Wednesday, April 22, 2009
The Mamis Bottom Formation
In his book The Nature of Risk, market thinker Justin Mamis looked at what bottoms look like and tied it to the sentiment cycle.
At bottoms, fundamental analysis fails and trader sentiment becomes more important. Humans are hard-wired to become fearful at an existential threat. Mamis sees Panic (Point A) as the ultimate manifestation of fear of impending doom, which gives way during a bear market to Discouragement (Point C).
The climb from Point C to Point D is called the Wall of Worry and is marked by a lack of fundamental backing to the rise in stock prices. All the news is bad and the global economic picture is dire, but the market rises dramatically regardless. Sound familiar? Nouriel Roubini recognizes this phenomenon has occurred and seems surprised that the market has rallied. This shows how clueless an economist in regards to the sentiment involved in trading.
Bear market rallies occur as day follows night.
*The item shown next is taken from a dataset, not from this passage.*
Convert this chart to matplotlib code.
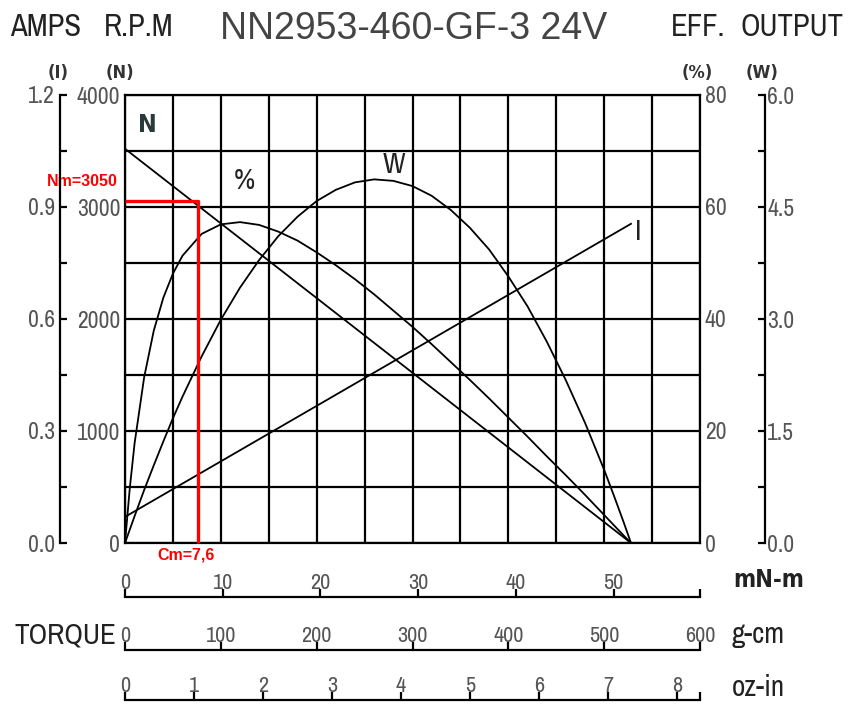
#!/usr/bin/env python3

'''
Motor performance curve for NN2953-460-GF-3 24V
'''

import matplotlib
matplotlib.use('Agg')
import matplotlib.pyplot as plt
from matplotlib import font_manager
from matplotlib.ticker import MultipleLocator, FixedLocator, NullFormatter

# speed (N) and current (I) are straight lines, torque in mN-m
torque_lin = [0, 52.8]
speed_rpm = [3520, 0]
current_a = [0.07, 0.855]

# efficiency (%) and output (W) read along the torque axis
torque_pts = [0, 0.5, 1, 2, 3, 4, 5, 6, 8, 10, 12, 14, 16, 18, 20, 22, 24,
              26, 28, 30, 32, 34, 36, 38, 40, 42, 44, 46, 48, 50, 51, 52, 52.8]
eff_pct = [0, 9.8, 17.8, 29.6, 37.9, 43.8, 48.1, 51.3, 55.2, 56.9, 57.3,
           56.8, 55.6, 54.0, 51.9, 49.6, 47.1, 44.4, 41.5, 38.6, 35.5, 32.3,
           29.1, 25.8, 22.4, 19.0, 15.5, 12.1, 8.6, 5.0, 3.2, 1.4, 0]
output_w = [0, 0.18, 0.36, 0.71, 1.04, 1.36, 1.67, 1.96, 2.50, 2.99, 3.42,
            3.79, 4.11, 4.37, 4.58, 4.73, 4.83, 4.87, 4.85, 4.78, 4.65, 4.46,
            4.22, 3.93, 3.57, 3.17, 2.70, 2.18, 1.61, 0.98, 0.64, 0.29, 0]

# marked working point
cm_torque = 7.6
nm_speed = 3050

# bottom torque scales
mnm_ticks = [0, 10, 20, 30, 40, 50]
gcm_ticks = [0, 100, 200, 300, 400, 500, 600]
ozin_ticks = [0, 1, 2, 3, 4, 5, 6, 7, 8]
mnm_max = 58.84   # = 600 g-cm
ozin_max = 8.333


def pick_font(candidates):
    names = {f.name for f in font_manager.fontManager.ttflist}
    for c in candidates:
        if c in names:
            return c
    return 'DejaVu Sans'


NARROW = pick_font(['Archivo Narrow', 'Liberation Sans Narrow', 'DejaVu Sans'])
REGULAR = pick_font(['Liberation Sans', 'Arimo', 'DejaVu Sans'])

GRAY = '#555555'
DARK = '#222222'
W_PX, H_PX = 849, 706
L, R, B, T = 125, 700, 543, 95


def fx(px):
    return px / W_PX


def fy(py):
    return 1 - py / H_PX


def nfont(**kw):
    d = dict(fontfamily=NARROW, fontstretch='condensed')
    d.update(kw)
    return d


def bfont(**kw):
    # bold condensed text
    d = dict(fontfamily='DejaVu Sans', fontstretch='condensed', fontweight='bold')
    d.update(kw)
    return d


def style_labels(labels, size=17):
    for lab in labels:
        lab.set_fontfamily(NARROW)
        lab.set_fontstretch('condensed')
        lab.set_fontsize(size)
        lab.set_color(GRAY)


def torque_scale(fig, ypx, xmax, ticks, labels):
    a = fig.add_axes([fx(L), fy(ypx), fx(R - L), 0.0001])
    a.set_xlim(0, xmax)
    a.set_ylim(0, 1)
    for s in ['left', 'right', 'top']:
        a.spines[s].set_visible(False)
    a.spines['bottom'].set_linewidth(1.6)
    a.set_yticks([])
    a.xaxis.set_major_locator(FixedLocator(ticks))
    a.set_xticklabels(labels)
    a.tick_params(axis='x', direction='in', length=6, width=1.6,
                  bottom=True, top=False, labelbottom=False, labeltop=True, pad=3)
    style_labels([t.label2 for t in a.xaxis.get_major_ticks()], 16)
    a.patch.set_visible(False)
    return a


def main():
    fig = plt.figure(figsize=(W_PX / 100, H_PX / 100), dpi=100)
    ax = fig.add_axes([fx(L), fy(B), fx(R - L), fy(T) - fy(B)])

    # grid axes in mN-m / rpm
    ax.set_xlim(0, 60)
    ax.set_ylim(0, 4000)
    ax.xaxis.set_major_locator(MultipleLocator(5))
    ax.yaxis.set_major_locator(MultipleLocator(1000))
    ax.yaxis.set_minor_locator(MultipleLocator(500))
    ax.grid(True, which='both', color='black', linewidth=1.6)
    ax.tick_params(axis='x', length=0, labelbottom=False)
    ax.tick_params(axis='y', which='both', length=0, pad=3.5)
    style_labels(ax.get_yticklabels())
    for s in ax.spines.values():
        s.set_linewidth(1.6)

    ax.plot(torque_lin, speed_rpm, color='black', lw=1.3)

    # current, left outer scale
    ax_i = ax.twinx()
    ax_i.set_ylim(0, 1.2)
    ax_i.yaxis.set_ticks_position('left')
    ax_i.spines['left'].set_position(('outward', 46.8))
    ax_i.spines['left'].set_visible(True)
    ax_i.spines['left'].set_linewidth(1.6)
    for s in ['right', 'top', 'bottom']:
        ax_i.spines[s].set_visible(False)
    ax_i.yaxis.set_major_locator(FixedLocator([0, 0.3, 0.6, 0.9, 1.2]))
    ax_i.yaxis.set_minor_locator(FixedLocator([0.15, 0.45, 0.75, 1.05]))
    ax_i.set_yticklabels(['0.0', '0.3', '0.6', '0.9', '1.2'])
    style_labels(ax_i.get_yticklabels())
    ax_i.yaxis.set_minor_formatter(NullFormatter())
    ax_i.tick_params(axis='y', which='both', direction='in', length=5,
                     width=1.6, pad=3.5)
    ax_i.plot(torque_lin, current_a, color='black', lw=1.3)

    # efficiency, right inner labels
    ax_e = ax.twinx()
    ax_e.set_ylim(0, 80)
    ax_e.yaxis.set_major_locator(MultipleLocator(20))
    for s in ax_e.spines.values():
        s.set_visible(False)
    ax_e.tick_params(axis='y', length=0, pad=3.5)
    style_labels(ax_e.get_yticklabels())
    ax_e.plot(torque_pts, eff_pct, color='black', lw=1.3)

    # output power, right outer scale
    ax_w = ax.twinx()
    ax_w.set_ylim(0, 6)
    ax_w.spines['right'].set_position(('outward', 47))
    ax_w.spines['right'].set_linewidth(1.6)
    for s in ['left', 'top', 'bottom']:
        ax_w.spines[s].set_visible(False)
    ax_w.yaxis.set_major_locator(FixedLocator([0, 1.5, 3.0, 4.5, 6.0]))
    ax_w.yaxis.set_minor_locator(FixedLocator([0.75, 2.25, 3.75, 5.25]))
    ax_w.set_yticklabels(['0.0', '1.5', '3.0', '4.5', '6.0'])
    style_labels(ax_w.get_yticklabels())
    ax_w.yaxis.set_minor_formatter(NullFormatter())
    ax_w.tick_params(axis='y', which='both', direction='in', length=5,
                     width=1.6, pad=1.5)
    ax_w.plot(torque_pts, output_w, color='black', lw=1.3)

    # curve names
    ax.text(2.3, 3730, 'N', ha='center', va='center',
            **bfont(fontsize=18, color='#2a3a3a'))
    for txt, xv, yv in [('%', 12.5, 3240), ('W', 28.1, 3380), ('I', 53.6, 2780)]:
        ax.text(xv, yv, txt, ha='center', va='center',
                **nfont(fontsize=21, color=DARK))

    # working point in red
    ax_w.plot([0, cm_torque, cm_torque], [nm_speed * 6 / 4000] * 2 + [0],
              color='red', lw=2.4, solid_capstyle='butt', clip_on=False)
    ax.text(-4.5, 3230, f'Nm={nm_speed}', color='red', fontweight='bold',
            fontfamily=REGULAR, fontsize=11.5, ha='center', va='center',
            clip_on=False)
    ax.text(6.4, -110, 'Cm=' + str(cm_torque).replace('.', ','), color='red',
            fontweight='bold', fontfamily=REGULAR, fontsize=11.5,
            ha='center', va='center', clip_on=False)

    # torque scales under the chart
    torque_scale(fig, 597, mnm_max, mnm_ticks + [mnm_max],
                 [str(t) for t in mnm_ticks] + [''])
    torque_scale(fig, 650, 600, gcm_ticks, [str(t) for t in gcm_ticks])
    torque_scale(fig, 700, ozin_max, ozin_ticks + [ozin_max],
                 [str(t) for t in ozin_ticks] + [''])

    fig.text(fx(733), fy(580), 'mN-m', va='center',
             **bfont(fontsize=17, color=DARK))
    fig.text(fx(732), fy(635), 'g-cm', va='center',
             **nfont(fontsize=21, color=DARK))
    fig.text(fx(732), fy(688), 'oz-in', va='center',
             **nfont(fontsize=21, color=DARK))
    fig.text(fx(65), fy(635), 'TORQUE', va='center', ha='center',
             **nfont(fontsize=21, color=DARK))

    # header
    fig.text(fx(10), fy(27), 'AMPS', va='center',
             **nfont(fontsize=22, color=DARK))
    fig.text(fx(104), fy(27), 'R.P.M', va='center',
             **nfont(fontsize=22, color=DARK))
    fig.text(fx(220), fy(29), 'NN2953-460-GF-3 24V', fontfamily=REGULAR,
             fontsize=27, color='#444444', va='center')
    fig.text(fx(671), fy(27), 'EFF.', va='center',
             **nfont(fontsize=22, color=DARK))
    fig.text(fx(741), fy(27), 'OUTPUT', va='center',
             **nfont(fontsize=22, color=DARK))
    for txt, xp in [('(I)', 58), ('(N)', 120), ('(%)', 697), ('(W)', 762)]:
        fig.text(fx(xp), fy(73), txt, va='center', ha='center',
                 **bfont(fontsize=13, color='#333333'))

    fig.savefig('out.png', dpi=100, facecolor='white')


if __name__ == '__main__':
    main()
From 1929 to 1933, the last deflationary downturn, we had many double digit market rallies as the market dropped 84% of its value in 40 months.
In every bear market the bad news wears investors out and there is new belief in negatives. I think is coming soon.
In the current SPY, we can see similar patterns of Panic, Discouragement and now the Wall of Worry. Eventually there will be a renewed belief in negatives and my guess is that will come soon as the bank stress tests come out and the market rally tires. Aversion phase (Point E) will need to come and that will make a higher low than the March 9th mark.
After that only good news will instill the necessary belief in the market to move stock prices up. This is only one scenario, but it may be time to take some profit off the table and even look at some short opportunities. Also, we can look at sectors that perform in various stages of the recovery.